In this episode of The Goldmine Podcast, we sit down with our friend and entrepreneur Paul Galushkin for a wide-ranging and inspiring conversation. Paul shares his journey from immigrating to the U.S. from Ukraine as a child to building multiple successful businesses with his wife and partner, Tatyana. We explore the pivotal moments that shaped his mindset—from working with his hands as a teen to launching a real estate brokerage, flipping homes, and most recently, opening a wellness center.
The conversation digs into themes of faith, family, fatherhood, personal responsibility, and how entrepreneurship often requires resilience, stress tolerance, and choosing the right mindset even in uncertainty. Paul also opens up about his Christian upbringing and how it fuels his sense of purpose in business and in life.
Whether you're a business owner, aspiring entrepreneur, or just someone seeking to live more intentionally, this episode offers wisdom and perspective on building a meaningful life—one decision at a time.
Paul Galushkin grew up in Sacramento after immigrating from Ukraine at age 8 — one of 13 children. He started working in high school to buy his own car, eventually built a flooring business with his dad, got into real estate with his wife and business partner Tatiana, opened their own brokerage in 2011, and has since expanded into general contracting, new construction, and a wellness center franchise. His story is one of consistent forward motion — building on each business without abandoning the lessons from the last one.
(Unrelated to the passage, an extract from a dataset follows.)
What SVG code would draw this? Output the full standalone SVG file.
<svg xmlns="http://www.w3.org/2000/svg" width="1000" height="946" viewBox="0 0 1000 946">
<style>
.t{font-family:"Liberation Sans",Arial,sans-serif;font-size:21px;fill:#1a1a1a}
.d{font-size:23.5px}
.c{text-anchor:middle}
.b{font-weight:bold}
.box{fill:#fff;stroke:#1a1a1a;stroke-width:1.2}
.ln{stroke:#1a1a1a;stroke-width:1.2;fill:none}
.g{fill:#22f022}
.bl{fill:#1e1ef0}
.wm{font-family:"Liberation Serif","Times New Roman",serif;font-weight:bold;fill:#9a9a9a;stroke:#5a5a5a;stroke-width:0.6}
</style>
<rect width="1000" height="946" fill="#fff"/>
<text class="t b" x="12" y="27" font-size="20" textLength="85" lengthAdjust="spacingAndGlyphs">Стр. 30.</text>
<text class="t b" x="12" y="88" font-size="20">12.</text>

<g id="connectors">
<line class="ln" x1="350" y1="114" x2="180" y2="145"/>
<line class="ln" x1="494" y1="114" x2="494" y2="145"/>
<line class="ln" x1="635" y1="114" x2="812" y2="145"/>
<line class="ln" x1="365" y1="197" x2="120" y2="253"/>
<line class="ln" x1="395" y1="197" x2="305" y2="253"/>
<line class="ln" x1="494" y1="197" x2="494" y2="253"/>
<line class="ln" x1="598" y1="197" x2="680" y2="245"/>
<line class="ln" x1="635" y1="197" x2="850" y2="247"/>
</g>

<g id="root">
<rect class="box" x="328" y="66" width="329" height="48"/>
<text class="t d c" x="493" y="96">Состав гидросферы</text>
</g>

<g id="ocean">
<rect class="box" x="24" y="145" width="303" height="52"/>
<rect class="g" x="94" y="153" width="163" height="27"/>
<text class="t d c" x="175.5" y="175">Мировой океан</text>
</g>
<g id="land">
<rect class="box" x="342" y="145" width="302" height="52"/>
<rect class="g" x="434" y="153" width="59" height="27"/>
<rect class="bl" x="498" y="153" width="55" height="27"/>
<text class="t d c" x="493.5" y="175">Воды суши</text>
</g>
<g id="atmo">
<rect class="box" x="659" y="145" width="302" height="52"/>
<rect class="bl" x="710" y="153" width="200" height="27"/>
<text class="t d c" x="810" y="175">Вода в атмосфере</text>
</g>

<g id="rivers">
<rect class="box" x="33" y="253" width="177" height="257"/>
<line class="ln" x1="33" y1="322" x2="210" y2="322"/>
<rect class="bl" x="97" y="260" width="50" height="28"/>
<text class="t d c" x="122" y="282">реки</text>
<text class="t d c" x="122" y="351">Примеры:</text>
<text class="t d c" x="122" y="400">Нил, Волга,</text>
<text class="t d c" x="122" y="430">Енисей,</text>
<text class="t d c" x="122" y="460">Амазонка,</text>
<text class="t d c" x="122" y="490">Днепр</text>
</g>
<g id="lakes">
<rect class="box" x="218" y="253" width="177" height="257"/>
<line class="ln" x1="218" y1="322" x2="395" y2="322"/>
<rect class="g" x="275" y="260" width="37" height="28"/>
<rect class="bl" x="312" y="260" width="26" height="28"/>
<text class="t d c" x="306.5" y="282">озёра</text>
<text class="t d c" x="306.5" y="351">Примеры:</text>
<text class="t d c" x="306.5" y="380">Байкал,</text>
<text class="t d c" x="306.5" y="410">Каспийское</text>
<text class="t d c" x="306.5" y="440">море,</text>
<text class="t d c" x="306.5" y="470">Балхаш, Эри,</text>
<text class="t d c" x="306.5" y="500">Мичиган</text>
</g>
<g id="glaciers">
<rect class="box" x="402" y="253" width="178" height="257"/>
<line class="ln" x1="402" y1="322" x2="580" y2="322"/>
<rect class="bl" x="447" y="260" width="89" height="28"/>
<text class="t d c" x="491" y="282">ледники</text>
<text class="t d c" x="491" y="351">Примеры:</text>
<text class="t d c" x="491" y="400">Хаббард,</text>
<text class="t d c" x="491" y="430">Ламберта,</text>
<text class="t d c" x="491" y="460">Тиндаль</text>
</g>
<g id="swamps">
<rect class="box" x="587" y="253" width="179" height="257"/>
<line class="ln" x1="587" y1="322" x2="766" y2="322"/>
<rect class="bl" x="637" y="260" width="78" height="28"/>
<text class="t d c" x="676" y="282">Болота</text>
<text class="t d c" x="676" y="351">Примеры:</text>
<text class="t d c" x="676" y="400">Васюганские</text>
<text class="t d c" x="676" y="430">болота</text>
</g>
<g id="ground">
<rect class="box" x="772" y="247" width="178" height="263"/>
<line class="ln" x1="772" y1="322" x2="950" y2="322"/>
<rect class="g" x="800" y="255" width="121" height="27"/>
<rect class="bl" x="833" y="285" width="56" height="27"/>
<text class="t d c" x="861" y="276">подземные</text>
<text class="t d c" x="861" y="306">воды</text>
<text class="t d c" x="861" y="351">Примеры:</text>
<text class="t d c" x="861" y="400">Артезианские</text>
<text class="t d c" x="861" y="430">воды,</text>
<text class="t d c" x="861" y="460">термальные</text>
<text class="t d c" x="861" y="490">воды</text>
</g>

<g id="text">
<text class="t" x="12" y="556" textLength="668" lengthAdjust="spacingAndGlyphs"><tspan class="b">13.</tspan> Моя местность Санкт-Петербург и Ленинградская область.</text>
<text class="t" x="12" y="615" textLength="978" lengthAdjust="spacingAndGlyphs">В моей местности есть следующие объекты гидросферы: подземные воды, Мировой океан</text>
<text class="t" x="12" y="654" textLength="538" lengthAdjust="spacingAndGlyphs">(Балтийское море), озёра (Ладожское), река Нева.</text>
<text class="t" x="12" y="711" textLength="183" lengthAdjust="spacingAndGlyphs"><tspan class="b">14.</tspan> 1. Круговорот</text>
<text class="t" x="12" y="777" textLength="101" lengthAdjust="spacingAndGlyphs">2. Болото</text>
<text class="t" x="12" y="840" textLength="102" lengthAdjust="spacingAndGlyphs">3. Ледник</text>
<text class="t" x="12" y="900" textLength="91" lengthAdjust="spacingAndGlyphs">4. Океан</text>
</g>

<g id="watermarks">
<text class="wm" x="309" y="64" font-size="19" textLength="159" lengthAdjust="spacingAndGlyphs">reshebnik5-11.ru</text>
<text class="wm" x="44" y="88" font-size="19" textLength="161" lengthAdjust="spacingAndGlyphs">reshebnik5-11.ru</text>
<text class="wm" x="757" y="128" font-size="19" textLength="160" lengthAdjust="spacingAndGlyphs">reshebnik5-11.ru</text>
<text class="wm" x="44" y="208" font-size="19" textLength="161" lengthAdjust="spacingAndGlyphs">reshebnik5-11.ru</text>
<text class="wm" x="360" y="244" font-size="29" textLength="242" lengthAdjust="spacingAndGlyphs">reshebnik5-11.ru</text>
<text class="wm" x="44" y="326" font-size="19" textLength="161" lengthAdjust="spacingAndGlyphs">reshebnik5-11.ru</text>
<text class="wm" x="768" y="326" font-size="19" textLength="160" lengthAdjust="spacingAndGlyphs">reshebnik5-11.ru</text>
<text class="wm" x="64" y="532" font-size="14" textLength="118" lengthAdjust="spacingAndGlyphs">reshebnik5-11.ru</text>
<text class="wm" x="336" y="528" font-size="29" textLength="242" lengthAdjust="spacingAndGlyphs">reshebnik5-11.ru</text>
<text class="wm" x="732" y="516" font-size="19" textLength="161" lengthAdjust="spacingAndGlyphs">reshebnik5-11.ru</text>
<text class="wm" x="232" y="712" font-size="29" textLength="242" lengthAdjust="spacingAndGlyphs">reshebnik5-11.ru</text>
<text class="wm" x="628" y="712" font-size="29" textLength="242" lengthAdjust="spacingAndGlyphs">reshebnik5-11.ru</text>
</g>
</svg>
Paul and Tatiana made a deliberate choice early on that they wanted to be present parents — attending games, doing school drop-offs, being involved. When their first son was born, it became a hard deadline. Paul describes holding his newborn in the delivery room and feeling the full weight of responsibility land in an instant. That moment didn't slow him down — it focused him. He and Tatiana began thinking about how to build businesses that worked without them being present around the clock, rather than just building high-output jobs for themselves.
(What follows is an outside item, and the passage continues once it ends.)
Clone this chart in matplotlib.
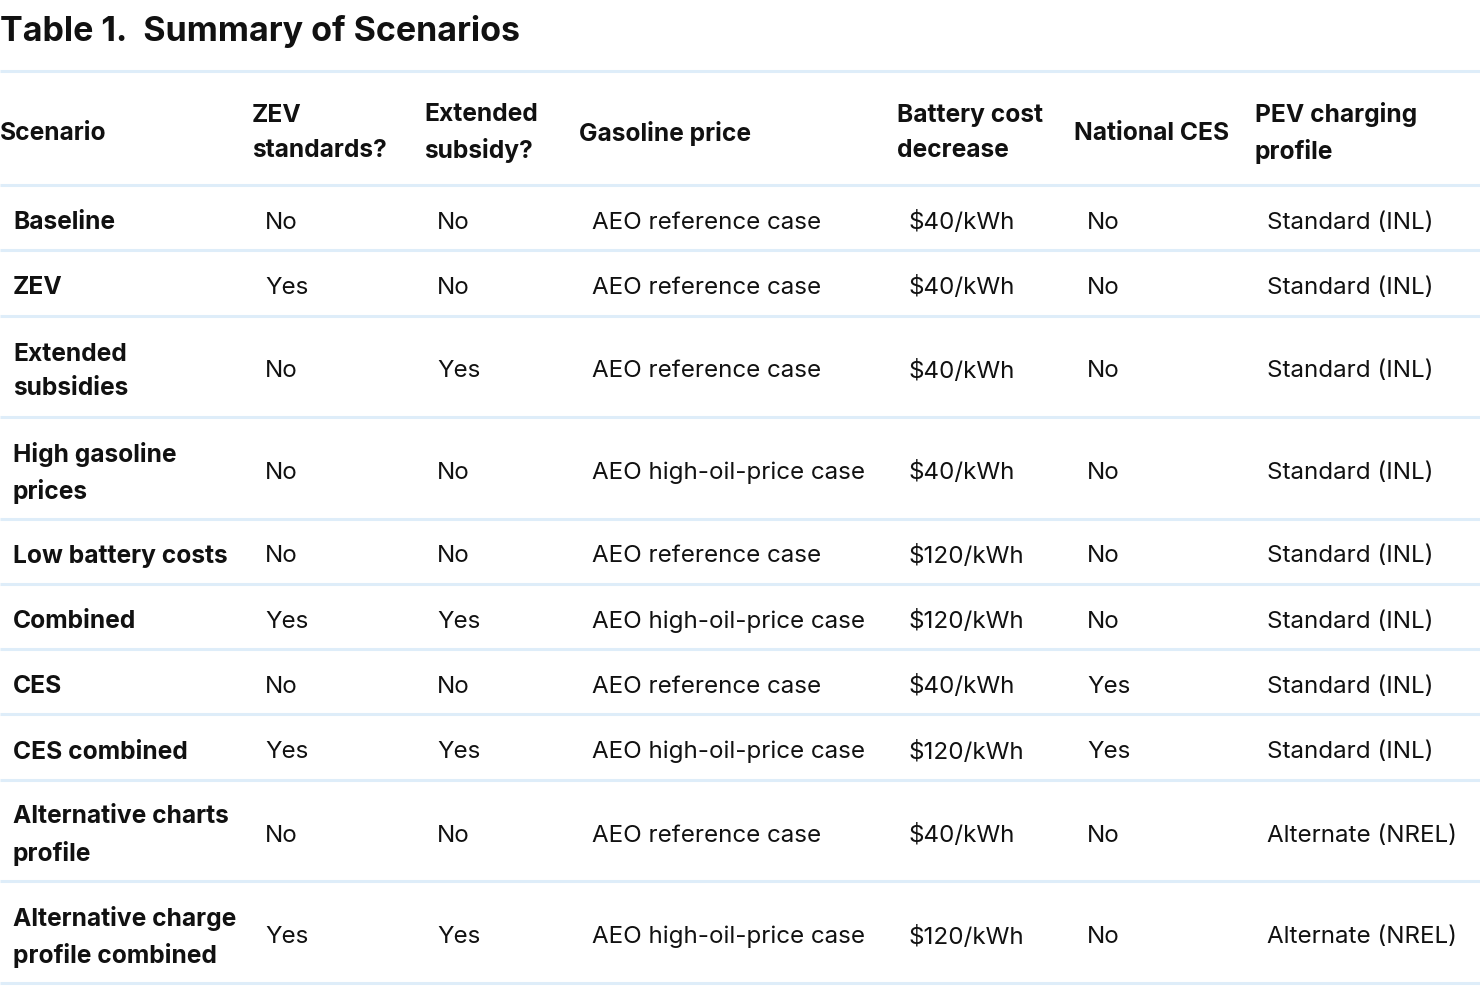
import matplotlib
matplotlib.use("Agg")
import matplotlib.pyplot as plt

# Table contents
headers = ["Scenario", "ZEV\nstandards?", "Extended\nsubsidy?", "Gasoline price",
           "Battery cost\ndecrease", "National CES", "PEV charging\nprofile"]
scenarios = ["Baseline", "ZEV", "Extended\nsubsidies", "High gasoline\nprices",
             "Low battery costs", "Combined", "CES", "CES combined",
             "Alternative charts\nprofile", "Alternative charge\nprofile combined"]
zev = ["No", "Yes", "No", "No", "No", "Yes", "No", "Yes", "No", "Yes"]
subsidy = ["No", "No", "Yes", "No", "No", "Yes", "No", "Yes", "No", "Yes"]
gasoline = ["AEO reference case", "AEO reference case", "AEO reference case",
            "AEO high-oil-price case", "AEO reference case", "AEO high-oil-price case",
            "AEO reference case", "AEO high-oil-price case", "AEO reference case",
            "AEO high-oil-price case"]
battery = ["$40/kWh", "$40/kWh", "$40/kWh", "$40/kWh", "$120/kWh", "$120/kWh",
           "$40/kWh", "$120/kWh", "$40/kWh", "$120/kWh"]
ces = ["No", "No", "No", "No", "No", "No", "Yes", "Yes", "No", "No"]
pev = ["Standard (INL)"] * 8 + ["Alternate (NREL)"] * 2

columns = [scenarios, zev, subsidy, gasoline, battery, ces, pev]

# Layout (pixels)
W, H = 1480, 994
head_x = [0, 252, 424, 579, 897, 1074, 1255]
body_x = [13, 265, 437, 592, 909, 1087, 1267]
line_col = "#deedf9"
txt_col = "#111111"
font = "Inter"
fs_bold = 17.7
fs_norm = 17.4

fig = plt.figure(figsize=(W / 100, H / 100), dpi=100)
ax = fig.add_axes([0, 0, 1, 1])
ax.set_xlim(0, W)
ax.set_ylim(H, 0)
ax.axis("off")

ax.text(0, 32, "Table 1.  Summary of Scenarios", fontsize=24.5, fontweight="bold",
        family=font, color=txt_col, va="center", ha="left")

top, head_bot = 71, 185
ax.plot([0, W], [top, top], color=line_col, lw=2.2, solid_capstyle="butt")
ax.plot([0, W], [head_bot, head_bot], color=line_col, lw=2.2, solid_capstyle="butt")
for x, h in zip(head_x, headers):
    ax.text(x, (top + head_bot) / 2 + 5, h, fontsize=fs_bold, fontweight="bold", family=font,
            color=txt_col, va="center", ha="left", linespacing=1.62)

y = head_bot
for i in range(len(scenarios)):
    nl = scenarios[i].count("\n") + 1
    hgt = 65.3 if nl == 1 else 101.5
    yc = y + hgt / 2 + 5
    for j, col in enumerate(columns):
        ax.text(body_x[j], yc, col[i], family=font, color=txt_col,
                fontsize=fs_bold if j == 0 else fs_norm,
                fontweight="bold" if j == 0 else "normal",
                va="center", ha="left", linespacing=1.62)
    y += hgt
    ax.plot([0, W], [y, y], color=line_col, lw=2.2, solid_capstyle="butt")

fig.savefig("out.png", dpi=100)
Paul spent nine months at a credit union before getting let go in a situation he describes as strange and unexpected. His first instinct was to fight to get the job back — even though he hated it. By the next morning, the clarity hit: this was the door opening he'd been waiting for. He got into real estate in 2010 when almost no one wanted to touch it — foreclosures, short sales, a collapsed market — and he saw exactly that as the opportunity. The lesson he takes from it: the ending of something you didn't even want can be the beginning of something much better.
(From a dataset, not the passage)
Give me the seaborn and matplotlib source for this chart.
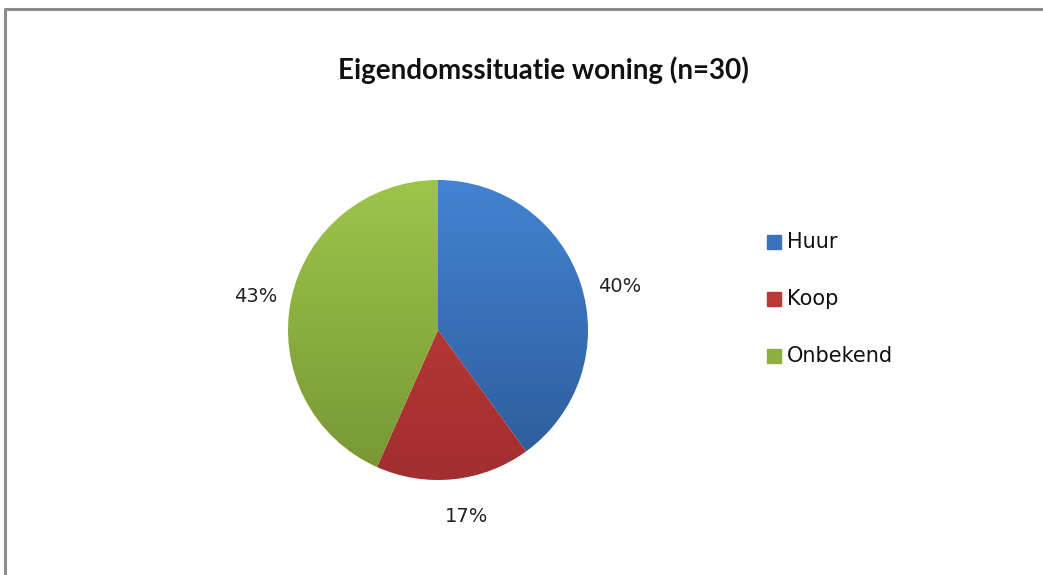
import numpy as np
import matplotlib
matplotlib.use("Agg")
import matplotlib.pyplot as plt
import matplotlib.colors as mcolors
import seaborn as sns

# Data
categories = ["Huur", "Koop", "Onbekend"]
counts = [12, 5, 13]
pct_labels = ["40%", "17%", "43%"]
title = "Eigendomssituatie woning (n=30)"

# gradient colours (top, bottom) per slice
top_colors = ["#4383D2", "#C83E3C", "#9DC54B"]
bottom_colors = ["#2C5A98", "#A22E2F", "#779633"]
flat_colors = ["#3A72BC", "#BA3836", "#8DB03F"]

sns.set_theme(style="white")
plt.rcParams["font.family"] = ["DejaVu Sans"]

W, H = 1043, 575
fig = plt.figure(figsize=(W / 100, H / 100), dpi=100)
ax = fig.add_axes([0, 0, 1, 1])

cx, cy, r = 438, H - 330, 150
wedges, _ = ax.pie(counts, colors=flat_colors, startangle=90, counterclock=False,
                   center=(cx, cy), radius=r, frame=True)

# vertical gradient inside every wedge
for w, c1, c2 in zip(wedges, top_colors, bottom_colors):
    cmap = mcolors.LinearSegmentedColormap.from_list("g", [c2, c1])
    grad = np.linspace(0, 1, 256).reshape(-1, 1)
    im = ax.imshow(grad, cmap=cmap, origin="lower", aspect="auto",
                   extent=[cx - r, cx + r, cy - r, cy + r], zorder=2)
    im.set_clip_path(w)
ax.set_xlim(0, W)
ax.set_ylim(0, H)
ax.axis("off")

# percentage labels
label_pos = [(620, 287), (467, 516), (256, 297)]
for (px, py), t in zip(label_pos, pct_labels):
    ax.text(px, H - py, t, ha="center", va="center", fontsize=14, color="#222222")

ax.text(543, H - 70, title, ha="center", va="center", fontsize=20,
        fontweight="bold", family=["Lato", "DejaVu Sans"], color="#111111")

# legend
for i, (cat, col) in enumerate(zip(categories, flat_colors)):
    y = H - (242 + 57 * i)
    ax.add_patch(plt.Rectangle((767, y - 7), 14, 14, color=col, zorder=3))
    ax.text(787, y, cat, ha="left", va="center", fontsize=15, color="#111111")

# chart border
ax.plot([5, 5, W], [0, H - 9, H - 9], color="#8c8c8c", lw=2.2, solid_capstyle="butt")

fig.savefig("out.png", dpi=100, facecolor="white")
Paul didn't set out to have multiple businesses. What happened is that real estate naturally split into three distinct income streams — buyer/seller commissions, house flipping, and new construction — and he started treating each as its own business with its own principles. Once he understood that most business fundamentals apply across industries, the mental framework was there to consider other opportunities. When the wellness center franchise came along, he wasn't looking for it — but it fit his values around holistic health, had a proven business model, and gave him a chance to apply everything he'd already learned about systems, staffing, and customer service.
One of the most honest moments in the conversation: the night before the wellness center was set to open, Paul couldn't sleep. Hundreds of unresolved items were racing through his head — licenses, insurance, equipment, staffing, a lease payment starting in days. His own internal monologue was: what have I gotten into? What helped him turn the corner was a simple reframe. Instead of catastrophizing, he asked: what's the actual worst case, and what's one phone call I can make tomorrow to handle it? That shift — from spiral to action — is something he credits to intentional reading and the influence of his faith. He didn't pretend the stress wasn't real. He just chose not to let it drive.
Paul shares a reflection he had while washing his truck — thinking about why so many people from Ukraine and the former Soviet Union ended up in America. His family came from a context where Christianity was persecuted and faith was dangerous. His grandfather was beaten in a classroom for being a Christian. Paul's conclusion: people who came through that kind of adversity carry a set of values and a strength of character that thrives here — and maybe that's the point. Not just to enjoy freedom, but to model and share something that gets lost when life gets comfortable.
The closing stretch of the conversation zeroes in on attitude as the root variable in almost everything — health, business, relationships, society. Paul's practical take: you don't have to climb the whole mountain today. You make one small decision that points in the right direction. His example is literal: open the pantry, reach for pistachios instead of chips. Not because it's a big win, but because you know where you're trying to go, and you don't want to feel regret tomorrow. Self-denial isn't only losing something — it's planting a seed. The return is indirect but real.
Paul recommends Power vs. Force by David Hawkins — a book about the energy behind thoughts, decisions, and attitudes, and why certain approaches to life produce fundamentally different outcomes than others.